Incorporation of iron in sodalite structures and their transformation into other iron containing zeolites: Synthesis of Fe-NaA (LTA)

Abstract

In the low temperature digestion of gibbsitic aluminium ores an iron content impurity phase, ‘desilication product’ (DSP), will be separated from the sodium aluminate liquor. Due to its main component: (hydroxy- or carbonate-) sodalite (SOD) and amount, reaching 7–10% of the feedstock, the DSP is an important raw material for synthesising various zeolites. Applying the sol–gel technique the authors developed synthesis methods to prepare iron content (chloride-) sodalites, in order to model how they can be transformed to commercially interesting types of zeolites (e.g. to NaA (LTA)).
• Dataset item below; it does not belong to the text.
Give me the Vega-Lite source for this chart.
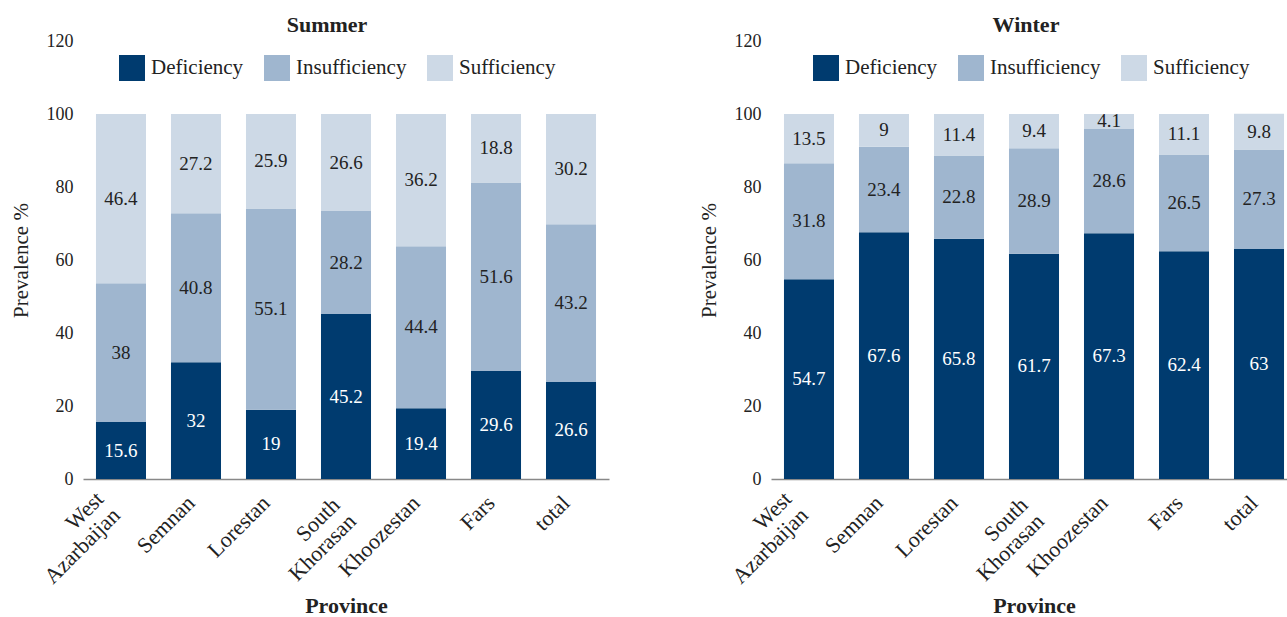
{
  "$schema": "https://vega.github.io/schema/vega-lite/v6.json",
  "padding": {"left": 10, "top": 14, "right": 0, "bottom": 0},
  "config": {"font": "Liberation Serif", "view": {"stroke": null}, "concat": {"spacing": 89}},
  "data": {"values": [
    {"season": "Summer", "province": "West Azarbaijan", "level": "Deficiency", "value": 15.6},
    {"season": "Summer", "province": "West Azarbaijan", "level": "Insufficiency", "value": 38},
    {"season": "Summer", "province": "West Azarbaijan", "level": "Sufficiency", "value": 46.4},
    {"season": "Summer", "province": "Semnan", "level": "Deficiency", "value": 32},
    {"season": "Summer", "province": "Semnan", "level": "Insufficiency", "value": 40.8},
    {"season": "Summer", "province": "Semnan", "level": "Sufficiency", "value": 27.2},
    {"season": "Summer", "province": "Lorestan", "level": "Deficiency", "value": 19},
    {"season": "Summer", "province": "Lorestan", "level": "Insufficiency", "value": 55.1},
    {"season": "Summer", "province": "Lorestan", "level": "Sufficiency", "value": 25.9},
    {"season": "Summer", "province": "South Khorasan", "level": "Deficiency", "value": 45.2},
    {"season": "Summer", "province": "South Khorasan", "level": "Insufficiency", "value": 28.2},
    {"season": "Summer", "province": "South Khorasan", "level": "Sufficiency", "value": 26.6},
    {"season": "Summer", "province": "Khoozestan", "level": "Deficiency", "value": 19.4},
    {"season": "Summer", "province": "Khoozestan", "level": "Insufficiency", "value": 44.4},
    {"season": "Summer", "province": "Khoozestan", "level": "Sufficiency", "value": 36.2},
    {"season": "Summer", "province": "Fars", "level": "Deficiency", "value": 29.6},
    {"season": "Summer", "province": "Fars", "level": "Insufficiency", "value": 51.6},
    {"season": "Summer", "province": "Fars", "level": "Sufficiency", "value": 18.8},
    {"season": "Summer", "province": "total", "level": "Deficiency", "value": 26.6},
    {"season": "Summer", "province": "total", "level": "Insufficiency", "value": 43.2},
    {"season": "Summer", "province": "total", "level": "Sufficiency", "value": 30.2},
    {"season": "Winter", "province": "West Azarbaijan", "level": "Deficiency", "value": 54.7},
    {"season": "Winter", "province": "West Azarbaijan", "level": "Insufficiency", "value": 31.8},
    {"season": "Winter", "province": "West Azarbaijan", "level": "Sufficiency", "value": 13.5},
    {"season": "Winter", "province": "Semnan", "level": "Deficiency", "value": 67.6},
    {"season": "Winter", "province": "Semnan", "level": "Insufficiency", "value": 23.4},
    {"season": "Winter", "province": "Semnan", "level": "Sufficiency", "value": 9},
    {"season": "Winter", "province": "Lorestan", "level": "Deficiency", "value": 65.8},
    {"season": "Winter", "province": "Lorestan", "level": "Insufficiency", "value": 22.8},
    {"season": "Winter", "province": "Lorestan", "level": "Sufficiency", "value": 11.4},
    {"season": "Winter", "province": "South Khorasan", "level": "Deficiency", "value": 61.7},
    {"season": "Winter", "province": "South Khorasan", "level": "Insufficiency", "value": 28.9},
    {"season": "Winter", "province": "South Khorasan", "level": "Sufficiency", "value": 9.4},
    {"season": "Winter", "province": "Khoozestan", "level": "Deficiency", "value": 67.3},
    {"season": "Winter", "province": "Khoozestan", "level": "Insufficiency", "value": 28.6},
    {"season": "Winter", "province": "Khoozestan", "level": "Sufficiency", "value": 4.1},
    {"season": "Winter", "province": "Fars", "level": "Deficiency", "value": 62.4},
    {"season": "Winter", "province": "Fars", "level": "Insufficiency", "value": 26.5},
    {"season": "Winter", "province": "Fars", "level": "Sufficiency", "value": 11.1},
    {"season": "Winter", "province": "total", "level": "Deficiency", "value": 63},
    {"season": "Winter", "province": "total", "level": "Insufficiency", "value": 27.3},
    {"season": "Winter", "province": "total", "level": "Sufficiency", "value": 9.8}
  ]},
  "resolve": {"legend": {"color": "independent"}},
  "hconcat": [
    {
      "title": {"text": "Summer", "fontSize": 22, "fontWeight": "bold", "color": "#222", "dx": -19, "offset": -5},
      "width": 526, "height": 438,
      "transform": [
        {"filter": "datum.season === 'Summer'"},
        {"stack": "value", "groupby": ["province"], "sort": [{"field": "level", "order": "ascending"}], "as": ["v0", "v1"]},
        {"calculate": "(datum.v0 + datum.v1) / 2", "as": "mid"}
      ],
      "encoding": {
        "x": {"field": "province", "type": "nominal",
          "sort": ["West Azarbaijan", "Semnan", "Lorestan", "South Khorasan", "Khoozestan", "Fars", "total"],
          "scale": {"paddingInner": 0.333, "paddingOuter": 0.173},
          "axis": {"title": "Province", "titleFontSize": 22, "titleFontWeight": "bold", "titleColor": "#222", "titlePadding": 8,
            "labelAngle": -45, "labelAlign": "right", "labelBaseline": "middle", "labelFontSize": 22, "labelColor": "#222",
            "labelExpr": "split(datum.label, ' ')", "labelLineHeight": 23,
            "labelPadding": {"condition": [{"test": "datum.value === 'West Azarbaijan'", "value": 16}, {"test": "datum.value === 'South Khorasan'", "value": 22}], "value": 20},
            "labelOffset": {"condition": [{"test": "datum.value === 'West Azarbaijan'", "value": -21}, {"test": "datum.value === 'South Khorasan'", "value": -10}], "value": -5},
            "ticks": false, "domainColor": "#888", "domainWidth": 1.5, "grid": false}}
      },
      "layer": [
        {"mark": {"type": "bar"},
          "encoding": {
            "y": {"field": "v0", "type": "quantitative", "scale": {"domain": [0, 120]},
              "axis": {"values": [0, 20, 40, 60, 80, 100, 120], "title": "Prevalence %", "titleFontSize": 21, "titleFontWeight": "normal", "titleColor": "#222",
                "labelFontSize": 18, "labelColor": "#222", "domain": false, "ticks": false, "grid": false, "labelPadding": 10, "titlePadding": 15}},
            "y2": {"field": "v1"},
            "color": {"field": "level", "type": "nominal",
              "scale": {"domain": ["Deficiency", "Insufficiency", "Sufficiency"], "range": ["#003b6f", "#9fb6cf", "#cdd9e6"]},
              "legend": {"orient": "none", "legendX": 36, "legendY": 14, "direction": "horizontal", "title": null, "symbolType": "square",
                "symbolSize": 676, "symbolStrokeWidth": 0, "labelFontSize": 21, "labelColor": "#222", "labelOffset": 6, "columnPadding": 20, "labelLimit": 300}}
          }},
        {"mark": {"type": "text", "fontSize": 19},
          "encoding": {
            "y": {"field": "mid", "type": "quantitative"},
            "text": {"field": "value", "type": "quantitative", "format": ".1~f"},
            "color": {"condition": {"test": "datum.level === 'Deficiency'", "value": "#ffffff"}, "value": "#222222"}
          }}
      ]
    },
    {
      "title": {"text": "Winter", "fontSize": 22, "fontWeight": "bold", "color": "#222", "dx": -8, "offset": -5},
      "width": 526, "height": 438,
      "transform": [
        {"filter": "datum.season === 'Winter'"},
        {"stack": "value", "groupby": ["province"], "sort": [{"field": "level", "order": "ascending"}], "as": ["v0", "v1"]},
        {"calculate": "(datum.v0 + datum.v1) / 2", "as": "mid"}
      ],
      "encoding": {
        "x": {"field": "province", "type": "nominal",
          "sort": ["West Azarbaijan", "Semnan", "Lorestan", "South Khorasan", "Khoozestan", "Fars", "total"],
          "scale": {"paddingInner": 0.333, "paddingOuter": 0.173},
          "axis": {"title": "Province", "titleFontSize": 22, "titleFontWeight": "bold", "titleColor": "#222", "titlePadding": 8,
            "labelAngle": -45, "labelAlign": "right", "labelBaseline": "middle", "labelFontSize": 22, "labelColor": "#222",
            "labelExpr": "split(datum.label, ' ')", "labelLineHeight": 23,
            "labelPadding": {"condition": [{"test": "datum.value === 'West Azarbaijan'", "value": 16}, {"test": "datum.value === 'South Khorasan'", "value": 22}], "value": 20},
            "labelOffset": {"condition": [{"test": "datum.value === 'West Azarbaijan'", "value": -21}, {"test": "datum.value === 'South Khorasan'", "value": -10}], "value": -5},
            "ticks": false, "domainColor": "#888", "domainWidth": 1.5, "grid": false}}
      },
      "layer": [
        {"mark": {"type": "bar"},
          "encoding": {
            "y": {"field": "v0", "type": "quantitative", "scale": {"domain": [0, 120]},
              "axis": {"values": [0, 20, 40, 60, 80, 100, 120], "title": "Prevalence %", "titleFontSize": 21, "titleFontWeight": "normal", "titleColor": "#222",
                "labelFontSize": 18, "labelColor": "#222", "domain": false, "ticks": false, "grid": false, "labelPadding": 10, "titlePadding": 15}},
            "y2": {"field": "v1"},
            "color": {"field": "level", "type": "nominal",
              "scale": {"domain": ["Deficiency", "Insufficiency", "Sufficiency"], "range": ["#003b6f", "#9fb6cf", "#cdd9e6"]},
              "legend": {"orient": "none", "legendX": 42, "legendY": 14, "direction": "horizontal", "title": null, "symbolType": "square",
                "symbolSize": 676, "symbolStrokeWidth": 0, "labelFontSize": 21, "labelColor": "#222", "labelOffset": 6, "columnPadding": 20, "labelLimit": 300}}
          }},
        {"mark": {"type": "text", "fontSize": 19},
          "encoding": {
            "y": {"field": "mid", "type": "quantitative"},
            "text": {"field": "value", "type": "quantitative", "format": ".1~f"},
            "color": {"condition": {"test": "datum.level === 'Deficiency'", "value": "#ffffff"}, "value": "#222222"}
          }}
      ]
    }
  ]
}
Using diluted mineral acids (e.g. 5 wt.% sulfuric acid) in amounts equivalent (or rather in 10% excess) to the ion exchange capacity, a heat-treatment at 100°C, lasting 3 h leads to an amorphous product which can easily be recrystallised to various zeolites. Outgoing from iron containing SOD, a new kind of NaA (LTA) could be prepared possessing various amounts of iron. Mössbauer, XP, ESR and UV–VIS spectroscopic investigations revealed that up to 3 wt.% total iron content, as an average, about 60–62% iron is sited in framework (FW) positions, in T h co-ordination. The other part is located in the voids, in extra-framework (EFW) positions, in O h co-ordination, as highly dispersed iron oxide. This component exhibits strong magnetic interaction which manifests itself in large linewidths when taking the ESR spectra. Mössbauer spectroscopy revealed that the FW/EFW iron ratio decreased with the total iron content. Due to the ‘chemistry’ of sol–gel technique, in alkaline environments complete iron incorporation into zeolitic frameworks can never be attained. Applying complexing agents or other methods EFW iron can be dissolved during the acid treatment permitting the synthesis of low module zeolites with uniform Fe(III) siting. The various kinds of iron content LTA zeolites may catalyse (biomimetic) selective oxidation reactions between reactants capable to enter the pore structure.